INGIN kuceritakan tentang putri ustadzah pengampu hafalan Al-Qur’an kami. Semoga ada hikmah dan pelajaran yang bisa diambil.
Usianya baru genap dua tahun di bulan Mei 2016 nanti. Kosa kata yang bisa diucapkan barulah Mbu, Mbak, Bapak, dan adek. Tapi ia sudah bisa menirukan kata terakhir di tiap ayat surat-surat pendek. Anaknya lincah, bagi kami ia terlalu cerdas. Sebab mudah bergaul dan diajari berbagai hal.
Bila kami setoran hafalan, maka ia akan mengambil salah satu Al-Qur’an di meja santri untuk hafalan. Caranya sama, membaca lalu menutup mata dan menghafalkan. Setelah itu ia mendekati sang ibu untuk menyetorkan hasilnya. Entah apa yang diucapkan, tapi sudah memiliki lagu seperti kami dalam bertilawah.
Bila kami memberinya Al-Qur’an dan buku bergambar atau majalah anak, maka Al-Qur’an lah yang ia pilih. Ia selalu menyenangkan dan menarik perhatian orang-orang sekitar meski belum ada yang dikenal.
Tak hanya itu, secara fisik ia tampak sangat cantik dan menunjukkan aura kealiman seorang bocah. Sempurna, bukan?
Kami sebutkan rahasia yang dilakukan orang tuanya. Bukan! Bukan ustadzah yang membocorkan, tapi karena kami tinggal satu pondok dan aktifitas beliau senantiasa berbaur dengan para santri, maka apa pun kegiatannya kami ketahui.

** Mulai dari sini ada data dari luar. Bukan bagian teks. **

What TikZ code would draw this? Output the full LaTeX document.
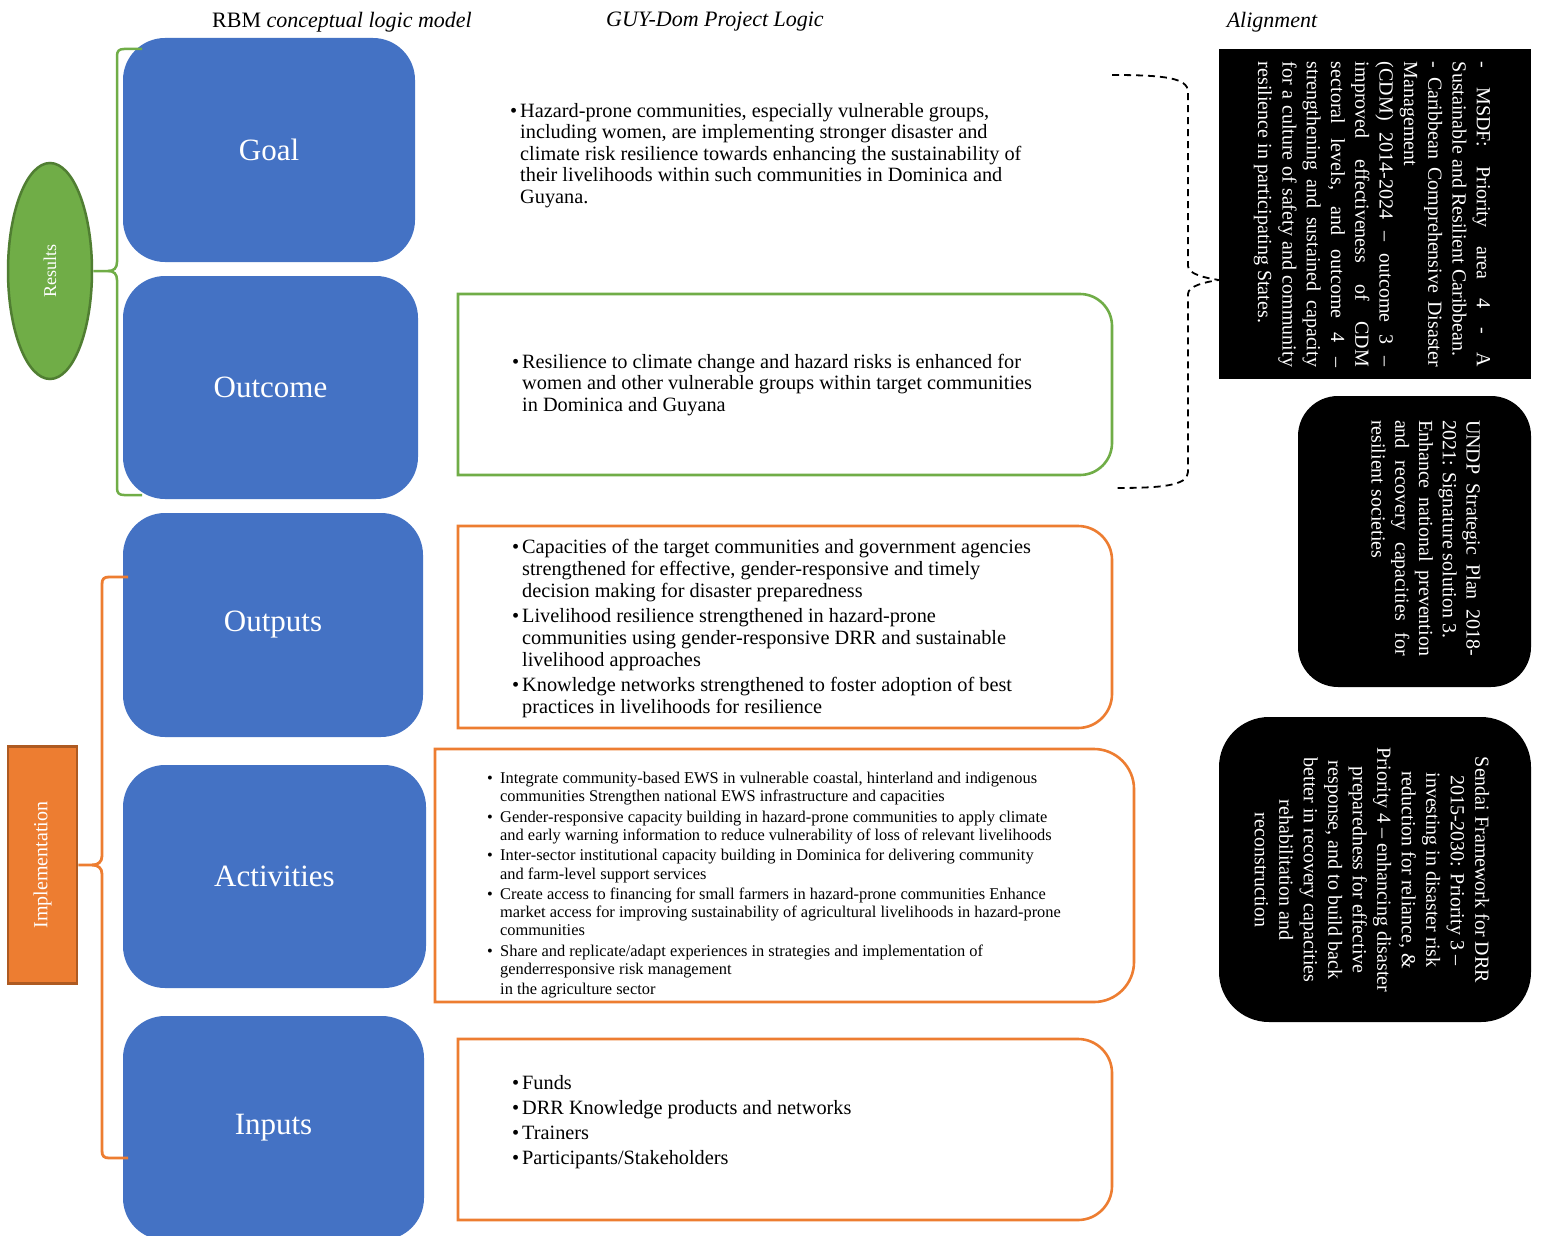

Begini, ibunya seorang hafidzoh dan ayahnya ahli fikih lulusan salah satu pondok pesantren terbesar di Indonesia serta Mesir. Bukan sekadar pandai dalam bidang ilmu, tapi memang diterapkan kepada kami, para santrinya.
Semasa hamil sampai saat ini, beliau bangun jam dua malam untuk shalat jama’ah dan dilanjutkan saling simak hafalan sampai pukul 3.30 WIB. Bukan mengintip, tapi karena kamar yang berdekatanlah kami bisa mengetahuinya. Setelah itu dilanjutkan memimpin kami shalat Tahajjud dan Mujahadah.

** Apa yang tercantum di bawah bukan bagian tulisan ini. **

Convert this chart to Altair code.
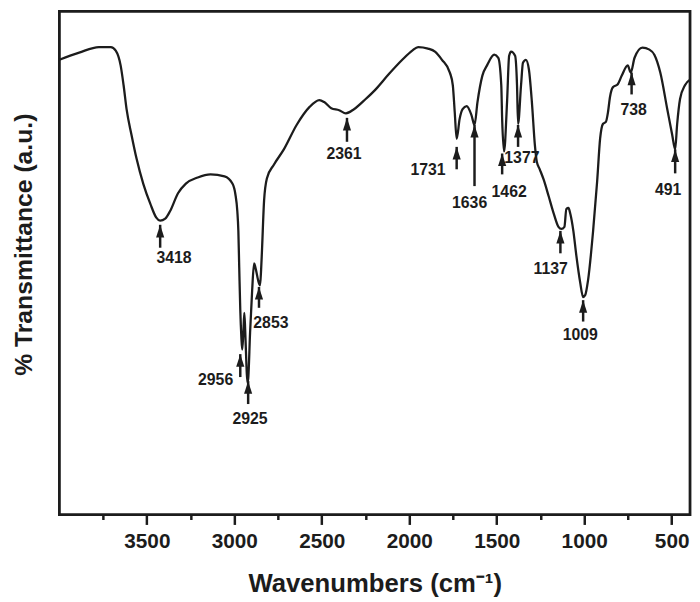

Mulai Dhuha sampai sore hari, ustadzah ndarus/tilawah sebanyak yang dimampu. Sepengetahuan kami, selama hamil sembilan bulan, paling sedikit beliau bisa khatam seminggu sekali. Kemudian Ustadz senantiasa puasa Senin dan Kamis tiada putus.

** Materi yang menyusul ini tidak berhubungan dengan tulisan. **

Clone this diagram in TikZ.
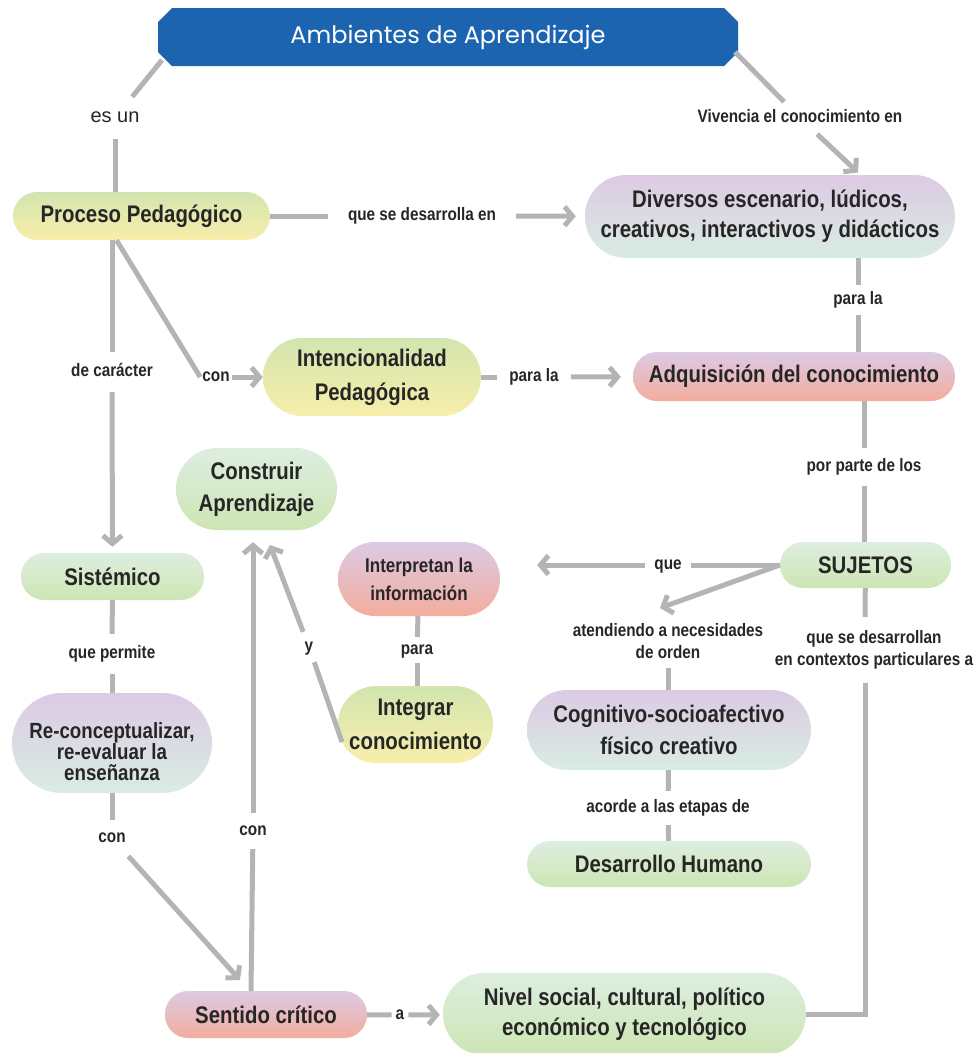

Kecerdasan dan kepandaian seorang anak adalah hasil didikan orang tua. Bukan semata-mata keturunan. Oleh sebab itu, sebagai calon ayah/ibu, alangkah jauh lebih baik kita siapkan segala ilmunya. Belajar mendidik anak sejak sebelum pernikahan.
Meski kita bukan seorang ustadzah atau putri kyai sekali pun, bukanlah hal mustahil akan tumbuh alim ulama, mujahid, atau para pengubah dunia dari rahim kita. []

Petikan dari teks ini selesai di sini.